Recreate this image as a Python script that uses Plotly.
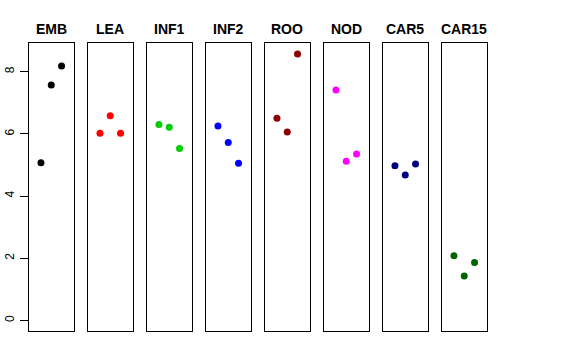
import plotly.graph_objects as go

tissues = ["EMB", "LEA", "INF1", "INF2", "ROO", "NOD", "CAR5", "CAR15"]
x_reps = [1, 2, 3]
values = {
    "EMB":   [5.07, 7.57, 8.18],
    "LEA":   [6.02, 6.58, 6.02],
    "INF1":  [6.30, 6.21, 5.53],
    "INF2":  [6.25, 5.72, 5.05],
    "ROO":   [6.50, 6.06, 8.57],
    "NOD":   [7.41, 5.12, 5.35],
    "CAR5":  [4.97, 4.68, 5.03],
    "CAR15": [2.08, 1.43, 1.86],
}
colors = ["#000000", "#FF0000", "#00CD00", "#0000FF", "#8B0000", "#FF00FF", "#000080", "#006400"]
y_ticks = [0, 2, 4, 6, 8]

W, H = 576, 360
left0, pitch, pw = 29.0, 59.0, 44.5
top_px, bot_px = 43.0, 330.7

fig = go.Figure()
layout = dict(
    width=W, height=H, margin=dict(l=0, r=0, t=0, b=0, pad=0), autosize=False,
    paper_bgcolor="white", plot_bgcolor="white", showlegend=False,
    font=dict(family="Liberation Sans, Arial, sans-serif", color="black"),
)
annotations = []
for i, t in enumerate(tissues):
    n = "" if i == 0 else str(i + 1)
    x0 = (left0 + pitch * i) / W
    x1 = (left0 + pitch * i + pw) / W
    fig.add_trace(go.Scatter(
        x=x_reps, y=values[t], mode="markers",
        marker=dict(color=colors[i], size=7),
        xaxis="x" + n, yaxis="y" + n, hoverinfo="x+y",
    ))
    layout["xaxis" + n] = dict(
        domain=[x0, x1], range=[-0.16, 4.16], showgrid=False, zeroline=False,
        showticklabels=False, ticks="", showline=True, linecolor="black",
        linewidth=1, mirror=True, anchor="y" + n, fixedrange=True,
        automargin=False,
    )
    yax = dict(
        domain=[(H - bot_px) / H, (H - top_px) / H], range=[-0.33, 8.92],
        showgrid=False, zeroline=False, showline=True, linecolor="black",
        linewidth=1, mirror=True, anchor="x" + n, fixedrange=True,
        automargin=False,
    )
    if i == 0:
        yax.update(tickvals=y_ticks, ticktext=[str(v) for v in y_ticks],
                   ticks="outside", ticklen=8, tickcolor="black", tickangle=-90,
                   tickfont=dict(size=12), ticklabelstandoff=1)
    else:
        yax.update(showticklabels=False, ticks="")
    layout["yaxis" + n] = yax
    annotations.append(dict(
        text="<b>%s</b>" % t, x=(x0 + x1) / 2, y=(H - 29) / H,
        xref="paper", yref="paper", showarrow=False,
        font=dict(size=14, family="Liberation Sans, Arial, sans-serif"),
        xanchor="center", yanchor="middle",
    ))
layout["annotations"] = annotations
fig.update_layout(**layout)
fig.write_html("out.html", config={"displayModeBar": False},
               post_script="document.body.style.margin='0';document.body.style.padding='0';")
• • • •
Directions: Your copy of the data above should match it exactly, except that pictures are left out.

Output:
Recreate this image as a Python script that uses Plotly.
import plotly.graph_objects as go

tissues = ["EMB", "LEA", "INF1", "INF2", "ROO", "NOD", "CAR5", "CAR15"]
x_reps = [1, 2, 3]
values = {
    "EMB":   [5.07, 7.57, 8.18],
    "LEA":   [6.02, 6.58, 6.02],
    "INF1":  [6.30, 6.21, 5.53],
    "INF2":  [6.25, 5.72, 5.05],
    "ROO":   [6.50, 6.06, 8.57],
    "NOD":   [7.41, 5.12, 5.35],
    "CAR5":  [4.97, 4.68, 5.03],
    "CAR15": [2.08, 1.43, 1.86],
}
colors = ["#000000", "#FF0000", "#00CD00", "#0000FF", "#8B0000", "#FF00FF", "#000080", "#006400"]
y_ticks = [0, 2, 4, 6, 8]

W, H = 576, 360
left0, pitch, pw = 29.0, 59.0, 44.5
top_px, bot_px = 43.0, 330.7

fig = go.Figure()
layout = dict(
    width=W, height=H, margin=dict(l=0, r=0, t=0, b=0, pad=0), autosize=False,
    paper_bgcolor="white", plot_bgcolor="white", showlegend=False,
    font=dict(family="Liberation Sans, Arial, sans-serif", color="black"),
)
annotations = []
for i, t in enumerate(tissues):
    n = "" if i == 0 else str(i + 1)
    x0 = (left0 + pitch * i) / W
    x1 = (left0 + pitch * i + pw) / W
    fig.add_trace(go.Scatter(
        x=x_reps, y=values[t], mode="markers",
        marker=dict(color=colors[i], size=7),
        xaxis="x" + n, yaxis="y" + n, hoverinfo="x+y",
    ))
    layout["xaxis" + n] = dict(
        domain=[x0, x1], range=[-0.16, 4.16], showgrid=False, zeroline=False,
        showticklabels=False, ticks="", showline=True, linecolor="black",
        linewidth=1, mirror=True, anchor="y" + n, fixedrange=True,
        automargin=False,
    )
    yax = dict(
        domain=[(H - bot_px) / H, (H - top_px) / H], range=[-0.33, 8.92],
        showgrid=False, zeroline=False, showline=True, linecolor="black",
        linewidth=1, mirror=True, anchor="x" + n, fixedrange=True,
        automargin=False,
    )
    if i == 0:
        yax.update(tickvals=y_ticks, ticktext=[str(v) for v in y_ticks],
                   ticks="outside", ticklen=8, tickcolor="black", tickangle=-90,
                   tickfont=dict(size=12), ticklabelstandoff=1)
    else:
        yax.update(showticklabels=False, ticks="")
    layout["yaxis" + n] = yax
    annotations.append(dict(
        text="<b>%s</b>" % t, x=(x0 + x1) / 2, y=(H - 29) / H,
        xref="paper", yref="paper", showarrow=False,
        font=dict(size=14, family="Liberation Sans, Arial, sans-serif"),
        xanchor="center", yanchor="middle",
    ))
layout["annotations"] = annotations
fig.update_layout(**layout)
fig.write_html("out.html", config={"displayModeBar": False},
               post_script="document.body.style.margin='0';document.body.style.padding='0';")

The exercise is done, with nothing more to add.